Believe it or not, you can now replace the meat with mushroom, breadcrumbs, tofu, and spices with this awesome recipe. Jazz up your meal with these easy-peasy steps.

Did You Know?

Low in calories and fat and cholesterol-free, mushrooms contain a modest amount of fiber and over a dozen minerals and vitamins, including copper, potassium, magnesium, zinc and a number of B vitamins such as folate.

Ingredients:

  • 4 tablespoons extra-virgin olive oil
  • ¾ cup finely diced onion
  • Pinch sea salt, plus 1/2 teaspoon and more to taste
  • 2 cups thinly sliced mushrooms, about 4 ounces
  • 3 cloves garlic, roughly chopped
  • 1/4 teaspoon red pepper flakes
  • 1 (14-ounce) package extra firm tofu, drained and crumbled
  • 1 large egg
  • 1/4 cup dry bread crumbs
  • 1 tablespoon finely chopped parsley leaves
  • Freshly ground black pepper
  • 1/2 cup all-purpose flour
  • Simple and Quick Tomato Sauce, to serve, recipe follows
  • Spaghetti, to serve

Simple and Quick Tomato Sauce:

  • 1 (28-ounce) can organic plum tomatoes with juice
  • 1/2 teaspoon kosher salt
  • 1/2 teaspoon dried oregano
  • Freshly ground black pepper
  • 1 small clove garlic, peeled and crushed
  • 6 large basil leaves

Directions:

  1. In a medium skillet over medium heat, warm 2 tablespoons of the oil.
  2. Add the onion and a pinch of salt.

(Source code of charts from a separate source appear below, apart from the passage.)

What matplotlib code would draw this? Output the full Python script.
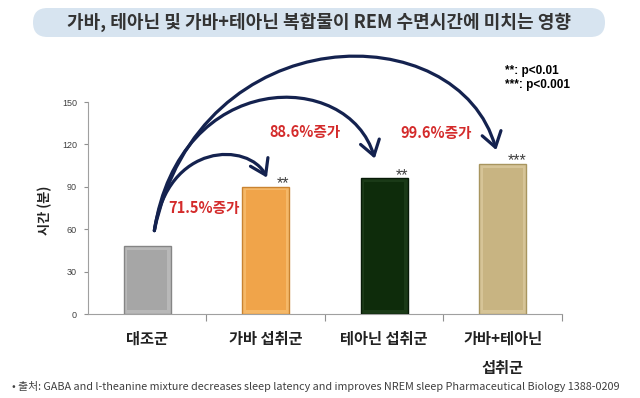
import numpy as np
import matplotlib.pyplot as plt
from matplotlib.patches import FancyArrowPatch, FancyBboxPatch
from matplotlib.path import Path

# 한글 폰트
plt.rcParams['font.family'] = ['Noto Sans CJK KR', 'DejaVu Sans']

# 데이터
groups = ['대조군', '가바 섭취군', '테아닌 섭취군', '가바+테아닌\n섭취군']
minutes = [48, 90, 96, 106]
increase = ['71.5%증가', '88.6%증가', '99.6%증가']
stars = ['', '**', '**', '***']
yticks = [0, 30, 60, 90, 120, 150]

colors = ['#a6a6a6', '#f0a44a', '#0e2c0b', '#c8b482']
edges = ['#858585', '#c98330', '#071a07', '#a8955f']
bevel = ['#b8b8b8', '#f5b868', '#1a3a17', '#d6c497']
navy = '#14224f'

fig = plt.figure(figsize=(6.4, 3.98), dpi=100)

# 제목 박스 (픽셀 좌표용 배경 축)
bg = fig.add_axes([0, 0, 1, 1], zorder=0)
bg.set_xlim(0, 640)
bg.set_ylim(398, 0)
bg.axis('off')
bg.add_patch(FancyBboxPatch((33, 8), 572, 29, boxstyle='round,pad=0,rounding_size=14.5',
                            facecolor='#d7e4f0', edgecolor='none'))
bg.text(319, 22.5, '가바, 테아닌 및 가바+테아닌 복합물이 REM 수면시간에 미치는 영향',
        ha='center', va='center', fontsize=13, fontweight='bold', color='#333333')

ax = fig.add_axes([0.1375, 0.211, 0.7406, 0.5327], zorder=1)
ax.patch.set_alpha(0)
x = np.arange(len(groups))
# 바깥(베벨) + 안쪽 면
ax.bar(x, minutes, width=0.4, color=bevel, edgecolor=edges, linewidth=1.0, zorder=3)
ax.bar(x, [m - 5 for m in minutes], bottom=2.5, width=0.34, color=colors, linewidth=0, zorder=3)

ax.set_xlim(-0.5, 3.5)
ax.set_ylim(0, 150)
ax.set_yticks(yticks)
ax.set_yticklabels([str(v) for v in yticks], family=['Liberation Sans', 'DejaVu Sans'])
ax.tick_params(axis='y', direction='out', length=3, width=0.8, color='#909090',
               labelsize=6.5, labelcolor='#404040', pad=5)
ax.set_xticks(x)
ax.set_xticklabels(groups, fontsize=11, fontweight='bold', color='#222222', linespacing=2.0)
ax.tick_params(axis='x', which='major', length=0, pad=12)
ax.set_xticks(list(x + 0.5), minor=True)
ax.tick_params(axis='x', which='minor', direction='out', length=5, width=0.8, color='#909090')
for s in ['top', 'right']:
    ax.spines[s].set_visible(False)
for s in ['left', 'bottom']:
    ax.spines[s].set_color('#a0a0a0')
    ax.spines[s].set_linewidth(0.8)

# 유의성 표시
for i, st in enumerate(stars):
    if st:
        ax.text(x[i] + 0.2, minutes[i] - 1, st, ha='right', va='baseline',
                fontsize=11.5, color='#404040', family=['Liberation Sans', 'DejaVu Sans'])

# 곡선 화살표 (대조군 -> 각 군)
start = (0.06, 59)
curves = [
    [(0.17, 122), (0.86, 122), (1.01, 96.5)],
    [(0.27, 174), (1.70, 174), (1.92, 110)],
    [(0.44, 212), (2.63, 212), (2.945, 116)],
]
codes = [Path.MOVETO, Path.CURVE4, Path.CURVE4, Path.CURVE4]
for pts in curves:
    arr = FancyArrowPatch(path=Path([start] + pts, codes),
                          arrowstyle='->,head_length=0.75,head_width=0.5',
                          mutation_scale=14, lw=2.3, color=navy,
                          transform=ax.transData, clip_on=False, zorder=4)
    ax.add_patch(arr)

# 증가율
label_pos = [(0.48, 75), (1.33, 128.5), (2.44, 128)]
for (lx, ly), t in zip(label_pos, increase):
    ax.text(lx, ly, t, ha='center', va='center', fontsize=10.5, fontweight='bold',
            color='#d42b2b', zorder=5)

fig.text(45 / 640, 1 - 210 / 398, '시간 (분)', rotation=90, ha='center', va='center',
         fontsize=9.5, fontweight='bold', color='#222222')

# p-value 범례
fig.text(505 / 640, 1 - 71 / 398, '**: p<0.01', ha='left', va='center', fontsize=8.5,
         fontweight='bold', family=['Liberation Sans', 'DejaVu Sans'])
fig.text(505 / 640, 1 - 85 / 398, '***: p<0.001', ha='left', va='center', fontsize=8.5,
         fontweight='bold', family=['Liberation Sans', 'DejaVu Sans'])

# 출처
fig.text(12 / 640, 1 - 386 / 398,
         '• 출처: GABA and l-theanine mixture decreases sleep latency and improves NREM sleep '
         'Pharmaceutical Biology 1388-0209',
         ha='left', va='center', fontsize=7.8, color='#404040')

fig.savefig('out.png', dpi=100)
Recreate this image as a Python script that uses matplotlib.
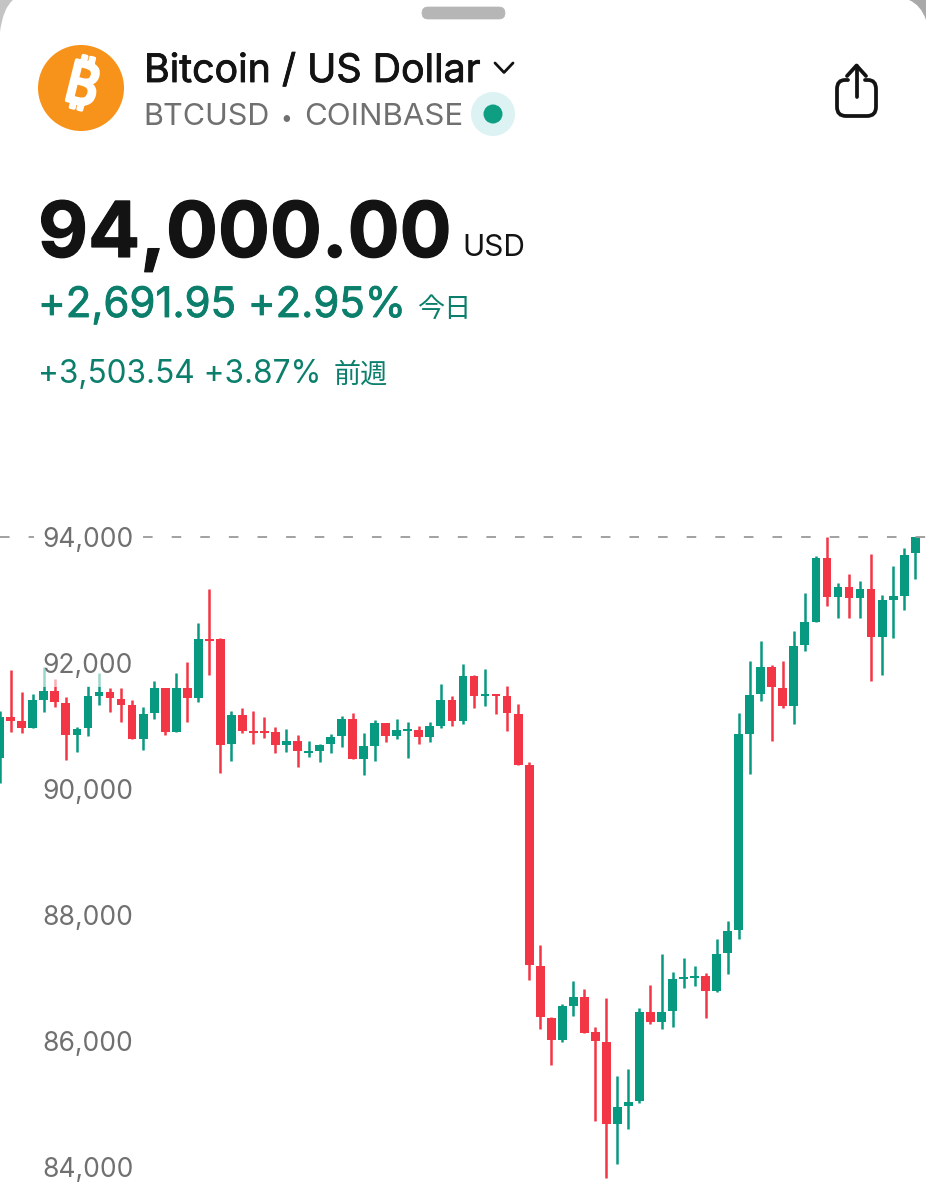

Cook until softened, about 3 to 5 minutes.
  3. Add the mushrooms, garlic, and red pepper flakes. Raise the heat to high and cook, stirring frequently, until the mushrooms have given off their juices and are lightly caramelized, about 4 to 5 minutes.
  4. Transfer the vegetables to the work bowl of a food processor. Add the tofu, egg and 1/2 teaspoon of salt and pulse to combine. Add the breadcrumbs and parsley and pulse to combine again.
  5. Scrape the mixture into a bowl and season with plenty of freshly ground black pepper. Spread the flour on a plate.
  6. Moisten your hands with water and form the tofu mixture into 1 1/2-inch balls. Lightly coat the balls in flour and put them onto a baking sheet or large plate.
  7. In a large skillet over medium heat, warm the remaining 2 tablespoons oil. Add the balls and cook them until browned all over, about 3 to 4 minutes on each side. Add the tomato sauce to the pan and simmer until the balls are firm and cooked through, about 15 minutes. Serve with your favorite pasta.
  8. For your tomato sauce, put all the ingredients into the bowl of a food processor and pulse to form a rough puree with flecks of basil.